Before making an offer
Use the VCA fuel economy and running cost data to calculate a realistic five-year ownership cost. Check ULEZ compliance for your area if relevant. Look at the insurance group against your actual premium estimate. If the car is priced without accounting for a lower fuel economy or higher insurance group than the similar model you were comparing it to, that changes what the car is worth.
Before handing over money
Verify the V5C matches everything the online check shows. Confirm the VIN on the car matches the VIN on the V5C. If buying a car with any outstanding finance risk, run the full history check to confirm it is clear before the transaction completes.

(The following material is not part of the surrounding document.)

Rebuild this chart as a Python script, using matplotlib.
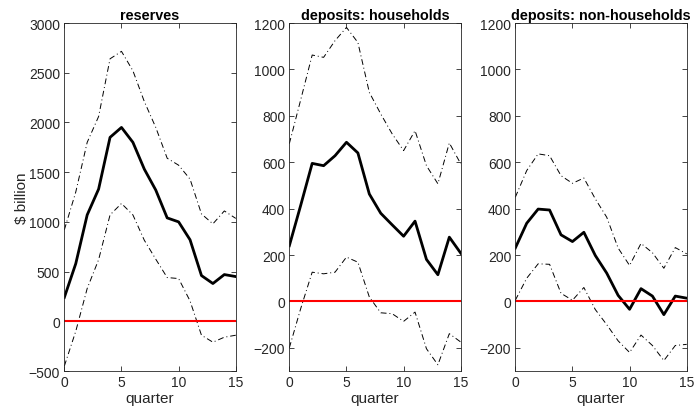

Car Specifications Are Ownership Costs in Disguise
Specifications are not technical details for enthusiasts. They are financial facts. Two cars with identical exteriors and the same price tag can carry a cost difference of hundreds of pounds per year and potentially thousands if one is ULEZ non compliant purely because of their specifications.
Checking those specifications before you buy takes five minutes and, for the free checks, costs nothing. The data is sourced from the same government agencies that underpin every official vehicle record in the UK. There is no guesswork involved.
Knowing exactly what a car is before you buy it puts you in a better position to assess the price, negotiate if relevant, and avoid the costs that tend to find buyers who skipped their checks.